Three WHEN branches handle the three known statuses, and ELSE 'unknown' catches anything outside that set. The mapping in the prompt translates directly into the CASE, one branch per status.

Clause by clause

  • SELECT id, status returns the order ID and its raw status, so the input (the raw status) sits next to the output (the urgency label).
  • WHEN status = 'pending' THEN 'action needed' is the first branch. PostgreSQL tests the condition against the current row's status; if it matches the literal 'pending', the expression returns 'action needed' and the rest of the branches are skipped.
  • WHEN status = 'shipped' THEN 'in transit' and WHEN status = 'delivered' THEN 'complete' are the same shape for the other two known statuses.
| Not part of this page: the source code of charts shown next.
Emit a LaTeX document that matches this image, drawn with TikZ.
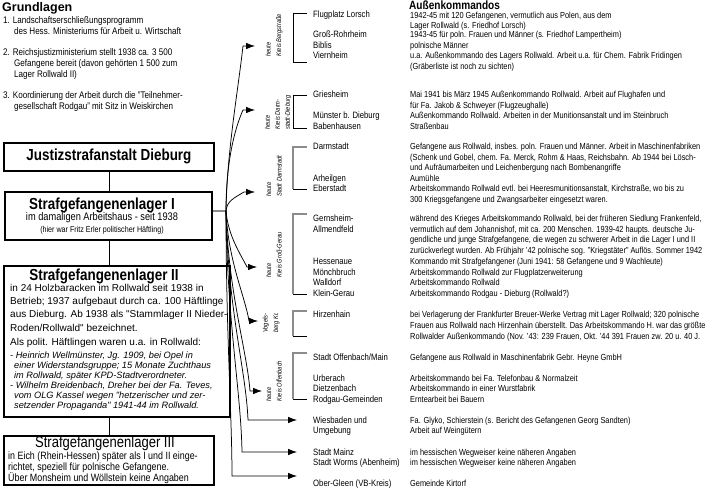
\documentclass[tikz,border=0pt]{standalone}
\usepackage{fontspec}
\setmainfont{Liberation Sans}[FakeStretch=0.84]
\newfontfamily\widefont{Liberation Sans}
\usetikzlibrary{arrows.meta}
\definecolor{brkgray}{HTML}{8C8C8C}

\newcommand\hdfont{\fontsize{12.5}{15}\selectfont\bfseries}
\newcommand\ttlfont{\fontsize{16}{18}\selectfont\bfseries}
\newcommand\lstfont{\fontsize{9.6}{11}\selectfont}
\newcommand\subtfont{\fontsize{11}{13}\selectfont}
\newcommand\notefont{\fontsize{8.5}{10}\selectfont}
\newcommand\lagerfont{\widefont\fontsize{10}{13}\selectfont}
\newcommand\persfont{\widefont\fontsize{9.2}{10}\selectfont\itshape}
\newcommand\eichfont{\fontsize{10.6}{11}\selectfont}
\newcommand\kdofont{\fontsize{9.2}{10.5}\selectfont}
\newcommand\descfont{\fontsize{8.8}{10.5}\selectfont}
\newcommand\grpfont{\fontsize{6.8}{10.5}\selectfont\itshape}

\tikzset{
  txt/.style={anchor=west,inner sep=0pt,text height=6.5pt,text depth=0.5pt},
  ctxt/.style={txt,anchor=center},
  ttl/.style={anchor=center,inner sep=0pt,text height=11pt,text depth=1pt,font=\ttlfont},
  box/.style={draw,line width=1.8pt,inner sep=0pt,anchor=north west},
  link/.style={line width=0.8pt},
  hubline/.style={draw=brkgray,line width=2pt},
  fanline/.style={line width=0.75pt,-{Latex[length=9pt,width=6.5pt]}},
  kdo/.style={txt,font=\kdofont},
  kdotext/.style={txt,font=\descfont},
  grp/.style={rotate=90,anchor=west,align=left,inner sep=0pt,font=\grpfont}
}

\begin{document}
\begin{tikzpicture}[x=1pt,y=-1pt]
  \useasboundingbox (0,0) rectangle (709,502);

  % Grundlagen
  \node[txt,font=\widefont\hdfont] (grund) at (2,8.5) {Grundlagen};
  \foreach \x/\y/\t [count=\i] in {
    3/21/{1. Landschaftserschließungsprogramm},
    14/32/{des Hess. Ministeriums für Arbeit u. Wirtschaft},
    3/53/{2. Reichsjustizministerium stellt 1938 ca. 3 500},
    14/64/{Gefangene bereit (davon gehörten 1 500 zum},
    14/75/{Lager Rollwald II)},
    3/96/{3. Koordinierung der Arbeit durch die "Teilnehmer-},
    14/107/{gesellschaft Rodgau" mit Sitz in Weiskirchen}
  } {
    \node[txt,font=\lstfont] (grund\i) at (\x,\y) {\t};
  }

  % Lager
  \node[box,minimum width=210pt,minimum height=28pt,font=\ttlfont] (justiz) at (3,142) {Justizstrafanstalt Dieburg};

  \node[box,minimum width=207pt,minimum height=48pt] (lagerI) at (4,191) {};
  \node[ttl] (lagerIt) at (102,205) {Strafgefangenenlager I};
  \node[ctxt,font=\subtfont] (lagerIs) at (102,218) {im damaligen Arbeitshaus - seit 1938};
  \node[ctxt,font=\notefont] (lagerIn) at (102,230) {(hier war Fritz Erler politischer Häftling)};

  \node[box,minimum width=226pt,minimum height=151pt] (lagerII) at (3,265) {};
  \node[ttl] (lagerIIt) at (104,276) {Strafgefangenenlager II};
  \foreach \y/\t [count=\i] in {
    289/{in 24 Holzbaracken im Rollwald seit 1938 in},
    302/{Betrieb; 1937 aufgebaut durch ca. 100 Häftlinge},
    315/{aus Dieburg. Ab 1938 als "Stammlager II Nieder-},
    328/{Roden/Rollwald" bezeichnet.},
    342/{Als polit. Häftlingen waren u.a. in Rollwald:}
  } {
    \node[txt,font=\lagerfont] (lagerIIl\i) at (10,\y) {\t};
  }
  \foreach \x/\y/\t [count=\i] in {
    10/355/{- Heinrich Wellmünster, Jg. 1909, bei Opel in},
    14/365/{einer Widerstandsgruppe; 15 Monate Zuchthaus},
    14/375/{im Rollwald, später KPD-Stadtverordneter.},
    10/385.5/{- Wilhelm Breidenbach, Dreher bei der Fa. Teves,},
    14/395.5/{vom OLG Kassel wegen "hetzerischer und zer-},
    14/405.5/{setzender Propaganda" 1941-44 im Rollwald.}
  } {
    \node[txt,font=\persfont] (lagerIIp\i) at (\x,\y) {\t};
  }

  \node[box,minimum width=210pt,minimum height=49pt] (lagerIII) at (3,435) {};
  \node[ttl,font=\fontsize{15.5}{17}\selectfont] (lagerIIIt) at (105,442) {Strafgefangenenlager III};
  \foreach \y/\t [count=\i] in {
    456/{in Eich (Rhein-Hessen) später als I und II einge-},
    467/{richtet, speziell für polnische Gefangene.},
    478/{Über Monsheim und Wöllstein keine Angaben}
  } {
    \node[txt,font=\eichfont] (lagerIIIl\i) at (8,\y) {\t};
  }

  \draw[link] (justiz.south) -- (justiz.south |- lagerI.north);
  \draw[link] (justiz.south |- lagerI.south) -- (justiz.south |- lagerII.north);
  \draw[link] (justiz.south |- lagerII.south) -- (lagerIII.north);

  % Außenkommandos
  \node[txt,font=\fontsize{12}{14}\selectfont\bfseries] (aussen) at (409,6.5) {Außenkommandos};
  \foreach \y/\t [count=\i] in {
    15/{Flugplatz Lorsch}, 35/{Groß-Rohrheim}, 45.5/{Biblis}, 56/{Viernheim},
    95/{Griesheim}, 116/{Münster b. Dieburg}, 126.5/{Babenhausen},
    147/{Darmstadt}, 178.5/{Arheilgen}, 189/{Eberstadt},
    219/{Gernsheim-}, 229.5/{Allmendfeld}, 262/{Hessenaue}, 272.5/{Mönchbruch},
    283/{Walldorf}, 293.5/{Klein-Gerau},
    315/{Hirzenhain},
    357/{Stadt Offenbach/Main},
    378/{Urberach}, 388.5/{Dietzenbach}, 399/{Rodgau-Gemeinden},
    420/{Wiesbaden und}, 430.5/{Umgebung},
    452/{Stadt Mainz}, 462.5/{Stadt Worms (Abenheim)},
    483.5/{Ober-Gleen (VB-Kreis)}
  } {
    \node[kdo] (kdo\i) at (313,\y) {\t};
  }
  \foreach \y/\t [count=\i] in {
    15.5/{1942-45 mit 120 Gefangenen, vermutlich aus Polen, aus dem},
    25.5/{Lager Rollwald (s. Friedhof Lorsch)},
    35/{1943-45 für poln. Frauen und Männer (s. Friedhof Lampertheim)},
    45.5/{polnische Männer},
    56/{u.a. Außenkommando des Lagers Rollwald. Arbeit u.a. für Chem. Fabrik Fridingen},
    66.5/{(Gräberliste ist noch zu sichten)},
    95/{Mai 1941 bis März 1945 Außenkommando Rollwald. Arbeit auf Flughafen und},
    105.5/{für Fa. Jakob \& Schweyer (Flugzeughalle)},
    116/{Außenkommando Rollwald. Arbeiten in der Munitionsanstalt und im Steinbruch},
    126.5/{Straßenbau},
    147/{Gefangene aus Rollwald, insbes. poln. Frauen und Männer. Arbeit in Maschinenfabriken},
    157.5/{(Schenk und Gobel, chem. Fa. Merck, Rohm \& Haas, Reichsbahn. Ab 1944 bei Lösch-},
    168/{und Aufräumarbeiten und Leichenbergung nach Bombenangriffe},
    178.5/{Aumühle},
    189/{Arbeitskommando Rollwald evtl. bei Heeresmunitionsanstalt, Kirchstraße, wo bis zu},
    199.5/{300 Kriegsgefangene und Zwangsarbeiter eingesetzt waren.},
    219/{während des Krieges Arbeitskommando Rollwald, bei der früheren Siedlung Frankenfeld,},
    229.5/{vermutlich auf dem Johannishof, mit ca. 200 Menschen. 1939-42 haupts. deutsche Ju-},
    240/{gendliche und junge Strafgefangene, die wegen zu schwerer Arbeit in die Lager I und II},
    251/{zurückverlegt wurden. Ab Frühjahr '42 polnische sog. "Kriegstäter" Auflös. Sommer 1942},
    262/{Kommando mit Strafgefangener (Juni 1941: 58 Gefangene und 9 Wachleute)},
    272.5/{Arbeitskommando Rollwald zur Flugplatzerweiterung},
    283/{Arbeitskommando Rollwald},
    293.5/{Arbeitskommando Rodgau - Dieburg (Rollwald?)},
    315/{bei Verlagerung der Frankfurter Breuer-Werke Vertrag mit Lager Rollwald; 320 polnische},
    325.5/{Frauen aus Rollwald nach Hirzenhain überstellt. Das Arbeitskommando H. war das größte},
    336/{Rollwalder Außenkommando (Nov. '43: 239 Frauen, Okt. '44 391 Frauen zw. 20 u. 40 J.},
    357/{Gefangene aus Rollwald in Maschinenfabrik Gebr. Heyne GmbH},
    378/{Arbeitskommando bei Fa. Telefonbau \& Normalzeit},
    388.5/{Arbeitskommando in einer Wurstfabrik},
    399/{Erntearbeit bei Bauern},
    420/{Fa. Glyko, Schierstein (s. Bericht des Gefangenen Georg Sandten)},
    430.5/{Arbeit auf Weingütern},
    452/{im hessischen Wegweiser keine näheren Angaben},
    462.5/{im hessischen Wegweiser keine näheren Angaben},
    483.5/{Gemeinde Kirtorf}
  } {
    \node[kdotext] (kdotext\i) at (410,\y) {\t};
  }

  % Klammern der Kreise
  \foreach \ya/\yb/\col/\lw in {13/62/black/0.9, 95/128/black/0.9, 147/189/brkgray/1.7,
      214/294/brkgray/1.7, 311/336/brkgray/1.7, 353/399/brkgray/1.7} {
    \draw[line width=\lw pt,draw=\col] (307,\ya) -- (293,\ya) -- (293,\yb);
    \draw[line width=0.9pt] (293,\yb) -- (307,\yb);
  }
  \node[grp] (gBerg) at (274,57) {heute\\Kreis Bergstraße};
  \node[grp,font=\fontsize{6.8}{10}\selectfont\itshape] (gDaDi) at (278,130) {heute\\Kreis Darm-\\stadt-Dieburg};
  \node[grp] (gDarm) at (274,197) {heute\\Stadt Darmstadt};
  \node[grp] (gGG) at (274,278) {heute\\Kreis Groß-Gerau};
  \node[grp] (gVB) at (271,333) {Vogels-\\berg Kr.};
  \node[grp] (gOF) at (274,402) {heute\\Kreis Offenbach};

  % Verteiler
  \coordinate (hub) at (226,211);
  \foreach \c/\x/\y in {tBerg/255/46, tDaDi/255/110, tDarm/255/192, tGG/257/267,
      tVB/258/321, tOF/262/391, tWI/297/420, tMZ/297/452, tOG/297/476}
    \coordinate (\c) at (\x,\y);
  \draw[hubline] (hub -| lagerI.east) -- (hub);
  \draw[fanline] (hub) .. controls +(1,-60) and +(-5,45) .. ([xshift=-12pt]tBerg) -- (tBerg);
  \draw[fanline] (hub) .. controls +(0,-50) and +(-8,18) .. ([xshift=-12pt]tDaDi) -- (tDaDi);
  \draw[fanline] (hub) .. controls +(1,-10) and +(-10,6) .. ([xshift=-11pt]tDarm) -- (tDarm);
  \draw[fanline] (hub) .. controls +(2,25) and +(-6,-12) .. ([xshift=-10pt]tGG) -- (tGG);
  \draw[fanline] (hub) .. controls +(2,50) and +(-4,-25) .. ([xshift=-9pt]tVB) -- (tVB);
  \draw[fanline] (hub) .. controls +(2,80) and +(-3,-40) .. ([xshift=-12pt]tOF) -- (tOF);
  \draw[fanline] (hub) .. controls +(2,100) and +(-2,-50) .. ([xshift=-49pt]tWI) -- (tWI);
  \draw[fanline] (hub) .. controls +(1,110) and +(-1,-60) .. ([xshift=-55pt]tMZ) -- (tMZ);
  \draw[fanline] (hub) .. controls +(0,120) and +(0,-60) .. ([xshift=-65pt]tOG) -- (tOG);
\end{tikzpicture}
\end{document}
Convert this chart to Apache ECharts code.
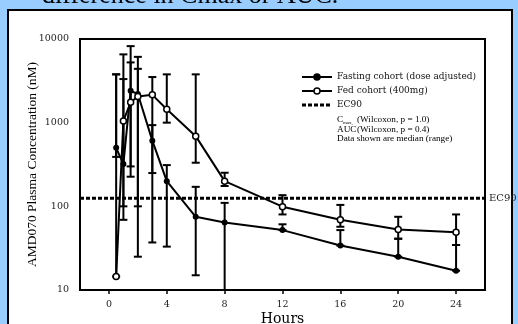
<!DOCTYPE html>
<html>
<head>
<meta charset="utf-8">
<script src="https://cdn.jsdelivr.net/npm/echarts@6/dist/echarts.min.js"></script>
<style>
  html, body { margin: 0; padding: 0; background: #99ccff; }
  #main { width: 518px; height: 324px; }
</style>
</head>
<body>
<div id="main"></div>
<script>
// sampling times (h)
const hours = [0.5, 1, 1.5, 2, 3, 4, 6, 8, 12, 16, 20, 24];

// fasting cohort (dose adjusted): median and range
const fastMedian = [500, 320, 2400, 2200, 610, 200, 75, 64, 52, 34, 25, 17];
const fastLow    = [390, 100, 226, 25, 37, 33, 15, 10, 52, 34, 25, 17];
const fastHigh   = [3780, 3320, 8220, 4400, 935, 311, 171, 110, 61, 52, 41, 34.5];

// fed cohort (400mg): median and range
const fedMedian = [14.5, 1050, 1750, 2050, 2150, 1450, 690, 200, 99, 69, 53, 49];
const fedLow    = [14.5, 69, 300, 100, 250, 1000, 332, 175, 80, 57, 41, 34.5];
const fedHigh   = [3780, 6550, 5250, 6120, 3510, 3780, 3780, 252, 136, 104, 75, 80];

const ec90 = 125;
const xTicks = [0, 4, 8, 12, 16, 20, 24];

const serif = "'Liberation Serif', 'Times New Roman', serif";
const spaced = "'DejaVu Serif', serif";

const chart = echarts.init(document.getElementById('main'));

function errorBars(params, api) {
  const x = api.value(0);
  const lo = api.coord([x, api.value(1)]);
  const hi = api.coord([x, api.value(2)]);
  const half = 4;
  const st = { stroke: '#000', lineWidth: 2 };
  return {
    type: 'group',
    children: [
      { type: 'line', shape: { x1: lo[0], y1: lo[1], x2: hi[0], y2: hi[1] }, style: st },
      { type: 'line', shape: { x1: hi[0] - half, y1: hi[1], x2: hi[0] + half, y2: hi[1] }, style: st },
      { type: 'line', shape: { x1: lo[0] - half, y1: lo[1], x2: lo[0] + half, y2: lo[1] }, style: st }
    ]
  };
}

// legend rows, drawn by hand
const lx = 302, lw = 30, tx = 337;
const legendRows = [
  { y: 77, text: 'Fasting cohort (dose adjusted)', marker: 'fill' },
  { y: 91, text: 'Fed cohort (400mg)', marker: 'open' },
  { y: 105, text: 'EC90', marker: 'dash' }
];
const legendGraphics = [];
legendRows.forEach(r => {
  legendGraphics.push({
    type: 'line', z: 10,
    shape: { x1: lx, y1: r.y, x2: lx + lw, y2: r.y },
    style: r.marker === 'dash'
      ? { stroke: '#000', lineWidth: 3, lineDash: [4, 2] }
      : { stroke: '#000', lineWidth: 2 }
  });
  if (r.marker !== 'dash') {
    legendGraphics.push({
      type: 'circle', z: 11,
      shape: { cx: lx + lw / 2, cy: r.y, r: 3 },
      style: { fill: r.marker === 'fill' ? '#000' : '#fff', stroke: '#000', lineWidth: 1.5 }
    });
  }
  legendGraphics.push({
    type: 'text', z: 10, x: tx, y: r.y,
    style: { text: r.text, font: '9px ' + spaced, fill: '#111', verticalAlign: 'middle' }
  });
});

const note = (text, x, y, size) => ({
  type: 'text', z: 10, x: x, y: y,
  style: { text: text, font: size + 'px ' + serif, fill: '#000', verticalAlign: 'middle' }
});

chart.setOption({
  backgroundColor: '#99ccff',
  animation: false,
  graphic: [
    { type: 'rect', z: -10, shape: { x: 8, y: 10, width: 504, height: 330 },
      style: { fill: '#fff', stroke: '#000', lineWidth: 2 } },
    { type: 'text', z: -5, x: 42, y: 9,
      style: { text: 'difference in Cmax or AUC.', font: '26px ' + serif, fill: '#000', verticalAlign: 'bottom' } },
    ...legendGraphics,
    note('C', 337, 120, 9.2),
    note('max,', 343, 123, 5),
    note('(Wilcoxon, p = 1.0)', 357, 120, 9.2),
    note('AUC', 337, 129.5, 9.2),
    note('(Wilcoxon, p = 0.4)', 357, 129.5, 9.2),
    note('Data shown are median (range)', 337, 139, 9.2)
  ],
  grid: {
    left: 80, right: 33, top: 39, bottom: 34,
    outerBoundsMode: 'none',
    show: true, borderColor: '#000', borderWidth: 2, backgroundColor: 'transparent'
  },
  xAxis: {
    type: 'value', min: -2, max: 26,
    name: 'Hours', nameLocation: 'middle', nameGap: 22, nameMoveOverlap: false,
    nameTextStyle: { fontFamily: spaced, fontSize: 14, color: '#000' },
    axisLine: { show: true, onZero: false, lineStyle: { color: '#000', width: 2 } },
    axisTick: { show: true, customValues: xTicks, length: 4, inside: false, lineStyle: { color: '#000', width: 1.5 } },
    axisLabel: { customValues: xTicks, margin: 10, fontFamily: spaced, fontSize: 9.5, color: '#222' },
    splitLine: { show: false }
  },
  yAxis: {
    type: 'log', logBase: 10, min: 10, max: 10000,
    name: 'AMD070 Plasma Concentration (nM)', nameLocation: 'middle', nameGap: 41, nameRotate: 90,
    nameMoveOverlap: false,
    nameTextStyle: { fontFamily: serif, fontSize: 13.5, color: '#000' },
    axisLine: { show: true, onZero: false, lineStyle: { color: '#000', width: 2 } },
    axisTick: { show: false },
    axisLabel: { margin: 11, fontFamily: spaced, fontSize: 9.5, color: '#222', formatter: v => String(v) },
    splitLine: { show: false },
    minorTick: { show: false }
  },
  series: [
    {
      name: 'EC90', type: 'line', symbol: 'none', z: 1,
      data: [[-2, ec90], [26, ec90]],
      lineStyle: { color: '#000', width: 3, type: [4, 2] },
      endLabel: { show: true, formatter: 'EC90', distance: 4, fontFamily: spaced, fontSize: 10, color: '#222' }
    },
    {
      name: 'fast range', type: 'custom', renderItem: errorBars, clip: true, z: 2,
      encode: { x: 0, y: [1, 2] },
      data: hours.map((h, i) => [h, fastLow[i], fastHigh[i]])
    },
    {
      name: 'fed range', type: 'custom', renderItem: errorBars, clip: true, z: 2,
      encode: { x: 0, y: [1, 2] },
      data: hours.map((h, i) => [h, fedLow[i], fedHigh[i]])
    },
    {
      name: 'Fasting cohort (dose adjusted)', type: 'line', z: 3,
      symbol: 'circle', symbolSize: 6,
      lineStyle: { color: '#000', width: 2 },
      itemStyle: { color: '#000' },
      data: hours.map((h, i) => [h, fastMedian[i]])
    },
    {
      name: 'Fed cohort (400mg)', type: 'line', z: 3,
      symbol: 'circle', symbolSize: 6,
      lineStyle: { color: '#000', width: 2 },
      itemStyle: { color: '#fff', borderColor: '#000', borderWidth: 1.5 },
      data: hours.map((h, i) => [h, fedMedian[i]])
    }
  ]
});
</script>
</body>
</html>
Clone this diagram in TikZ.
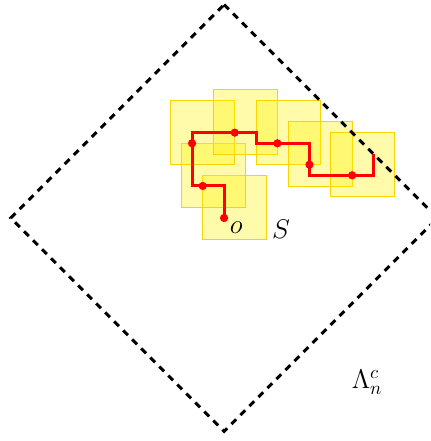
\documentclass[tikz,border=0pt]{standalone}
\usepackage{amsmath}
\usepackage{amssymb}
\usetikzlibrary{backgrounds,calc}

\begin{document}
\begin{tikzpicture}[x=0.2cm,y=0.2cm,site/.style={circle,fill=red,inner sep=0pt,minimum size=4.4pt}, walk/.style={draw=red,line width=1.6pt}, box/.style={draw={rgb,255:red,250;green,212;blue,0},line width=0.5pt,fill=yellow,fill opacity=0.33}, border/.style={draw=black,line width=1.6pt,dash pattern=on 3.6pt off 3.2pt}, lbl/.style={font=\Large,inner sep=0pt}]
\useasboundingbox (-21,-20.9) rectangle (19.3,20.43);
\clip (-21,-20.9) rectangle (19.3,20.43);

\node(p0)[site] at (0,0){};
\node(p1)[site] at (-2,3){};
\node(p2)[site] at (-3,7){};
\node(p3)[site] at (1,8){};
\node(p4)[site] at (5,7){};
\node(p5)[site] at (8,5){};
\node(p6)[site] at (12,4){};
\coordinate (tip) at (14,6);

\node(o)[lbl] at (1.15,-0.95){$o$};
\node(S)[lbl] at (5.35,-1.1){$S$};
\node(L)[lbl] at (13.4,-15.4){$\Lambda_n^c$};

\draw [border] (0,20) -- (20,0) -- (0,-20) -- (-20,0) -- cycle;

\begin{pgfonlayer}{background}
\foreach \p in {p0,p1,p2,p3,p4,p5,p6}
  \draw [box] ($(\p.center)+(-2,-2)$) rectangle +(6,6);
\draw [walk] (p0.center) |- (p1.center) -| (p2.center) |- (p3.center) -- ++(2,0) |- (p4.center) -| (p5.center) |- (p6.center) -| (tip);
\end{pgfonlayer}
\end{tikzpicture}
\end{document}
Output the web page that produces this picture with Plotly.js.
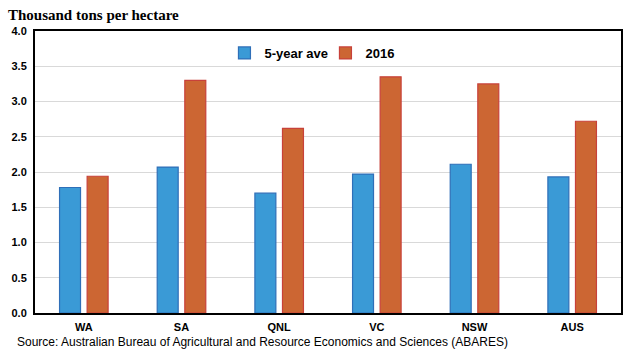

PostgreSQL walks the branches top to bottom and stops at the first match.
  • ELSE 'unknown' is the catch-all. Any order whose status doesn't match one of the three literals — cancelled, refunded, anything outside the enumerated set — lands here.
  • END AS urgency closes the expression and labels the derived column.
  • FROM orders is the source set.

Because the three known conditions are mutually exclusive (a status equals exactly one string), branch order doesn't affect the answer here. That changes the moment branches can overlap, which is what range-based CASE expressions force you to think about.

You practiced chaining multiple WHEN branches to encode a many-to-one mapping. PostgreSQL evaluates the branches top-to-bottom and returns the first match — ELSE catches everything that didn't match any earlier branch.